[Source code of charts]
══════
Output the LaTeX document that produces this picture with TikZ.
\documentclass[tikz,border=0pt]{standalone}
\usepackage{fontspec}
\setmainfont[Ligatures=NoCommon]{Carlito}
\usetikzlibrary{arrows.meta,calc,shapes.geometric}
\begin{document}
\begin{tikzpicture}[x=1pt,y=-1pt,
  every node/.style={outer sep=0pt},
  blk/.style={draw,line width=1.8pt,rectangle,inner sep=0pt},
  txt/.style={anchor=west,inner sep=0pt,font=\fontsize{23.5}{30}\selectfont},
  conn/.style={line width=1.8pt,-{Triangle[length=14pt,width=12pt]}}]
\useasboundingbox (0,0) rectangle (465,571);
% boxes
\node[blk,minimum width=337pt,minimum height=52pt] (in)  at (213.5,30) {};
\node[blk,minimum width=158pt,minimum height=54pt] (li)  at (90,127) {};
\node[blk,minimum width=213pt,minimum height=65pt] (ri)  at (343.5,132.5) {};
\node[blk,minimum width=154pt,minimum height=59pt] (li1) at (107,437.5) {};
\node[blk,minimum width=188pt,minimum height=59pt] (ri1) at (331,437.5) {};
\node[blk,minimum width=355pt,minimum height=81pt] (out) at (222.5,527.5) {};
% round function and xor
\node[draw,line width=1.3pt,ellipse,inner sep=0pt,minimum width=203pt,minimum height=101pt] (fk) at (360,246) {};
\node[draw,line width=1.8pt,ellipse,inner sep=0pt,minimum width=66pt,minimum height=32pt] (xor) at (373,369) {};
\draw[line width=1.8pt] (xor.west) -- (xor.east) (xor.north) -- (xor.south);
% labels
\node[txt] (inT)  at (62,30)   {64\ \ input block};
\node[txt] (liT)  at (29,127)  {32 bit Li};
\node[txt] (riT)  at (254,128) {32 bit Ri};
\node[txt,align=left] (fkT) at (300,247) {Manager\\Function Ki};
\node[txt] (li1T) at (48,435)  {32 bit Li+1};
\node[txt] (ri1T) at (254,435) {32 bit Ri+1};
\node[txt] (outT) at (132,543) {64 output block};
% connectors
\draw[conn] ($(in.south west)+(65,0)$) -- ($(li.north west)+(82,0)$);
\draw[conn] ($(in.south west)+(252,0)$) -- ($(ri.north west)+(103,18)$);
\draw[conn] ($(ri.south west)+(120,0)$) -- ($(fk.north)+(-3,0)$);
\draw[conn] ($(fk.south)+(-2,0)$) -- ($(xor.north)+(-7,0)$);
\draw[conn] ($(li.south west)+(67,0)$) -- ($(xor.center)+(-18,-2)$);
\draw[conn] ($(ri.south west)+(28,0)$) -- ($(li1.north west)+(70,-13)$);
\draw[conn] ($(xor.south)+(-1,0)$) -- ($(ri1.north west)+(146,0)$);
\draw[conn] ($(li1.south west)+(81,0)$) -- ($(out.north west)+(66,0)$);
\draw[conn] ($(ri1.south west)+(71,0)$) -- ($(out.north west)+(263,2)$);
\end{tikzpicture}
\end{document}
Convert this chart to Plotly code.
══════
AIM =
Output the whole listing above again, word for word.

SOLVED PROBLEM =
Output the LaTeX document that produces this picture with TikZ.
\documentclass[tikz,border=0pt]{standalone}
\usepackage{fontspec}
\setmainfont[Ligatures=NoCommon]{Carlito}
\usetikzlibrary{arrows.meta,calc,shapes.geometric}
\begin{document}
\begin{tikzpicture}[x=1pt,y=-1pt,
  every node/.style={outer sep=0pt},
  blk/.style={draw,line width=1.8pt,rectangle,inner sep=0pt},
  txt/.style={anchor=west,inner sep=0pt,font=\fontsize{23.5}{30}\selectfont},
  conn/.style={line width=1.8pt,-{Triangle[length=14pt,width=12pt]}}]
\useasboundingbox (0,0) rectangle (465,571);
% boxes
\node[blk,minimum width=337pt,minimum height=52pt] (in)  at (213.5,30) {};
\node[blk,minimum width=158pt,minimum height=54pt] (li)  at (90,127) {};
\node[blk,minimum width=213pt,minimum height=65pt] (ri)  at (343.5,132.5) {};
\node[blk,minimum width=154pt,minimum height=59pt] (li1) at (107,437.5) {};
\node[blk,minimum width=188pt,minimum height=59pt] (ri1) at (331,437.5) {};
\node[blk,minimum width=355pt,minimum height=81pt] (out) at (222.5,527.5) {};
% round function and xor
\node[draw,line width=1.3pt,ellipse,inner sep=0pt,minimum width=203pt,minimum height=101pt] (fk) at (360,246) {};
\node[draw,line width=1.8pt,ellipse,inner sep=0pt,minimum width=66pt,minimum height=32pt] (xor) at (373,369) {};
\draw[line width=1.8pt] (xor.west) -- (xor.east) (xor.north) -- (xor.south);
% labels
\node[txt] (inT)  at (62,30)   {64\ \ input block};
\node[txt] (liT)  at (29,127)  {32 bit Li};
\node[txt] (riT)  at (254,128) {32 bit Ri};
\node[txt,align=left] (fkT) at (300,247) {Manager\\Function Ki};
\node[txt] (li1T) at (48,435)  {32 bit Li+1};
\node[txt] (ri1T) at (254,435) {32 bit Ri+1};
\node[txt] (outT) at (132,543) {64 output block};
% connectors
\draw[conn] ($(in.south west)+(65,0)$) -- ($(li.north west)+(82,0)$);
\draw[conn] ($(in.south west)+(252,0)$) -- ($(ri.north west)+(103,18)$);
\draw[conn] ($(ri.south west)+(120,0)$) -- ($(fk.north)+(-3,0)$);
\draw[conn] ($(fk.south)+(-2,0)$) -- ($(xor.north)+(-7,0)$);
\draw[conn] ($(li.south west)+(67,0)$) -- ($(xor.center)+(-18,-2)$);
\draw[conn] ($(ri.south west)+(28,0)$) -- ($(li1.north west)+(70,-13)$);
\draw[conn] ($(xor.south)+(-1,0)$) -- ($(ri1.north west)+(146,0)$);
\draw[conn] ($(li1.south west)+(81,0)$) -- ($(out.north west)+(66,0)$);
\draw[conn] ($(ri1.south west)+(71,0)$) -- ($(out.north west)+(263,2)$);
\end{tikzpicture}
\end{document}
Convert this chart to Plotly code.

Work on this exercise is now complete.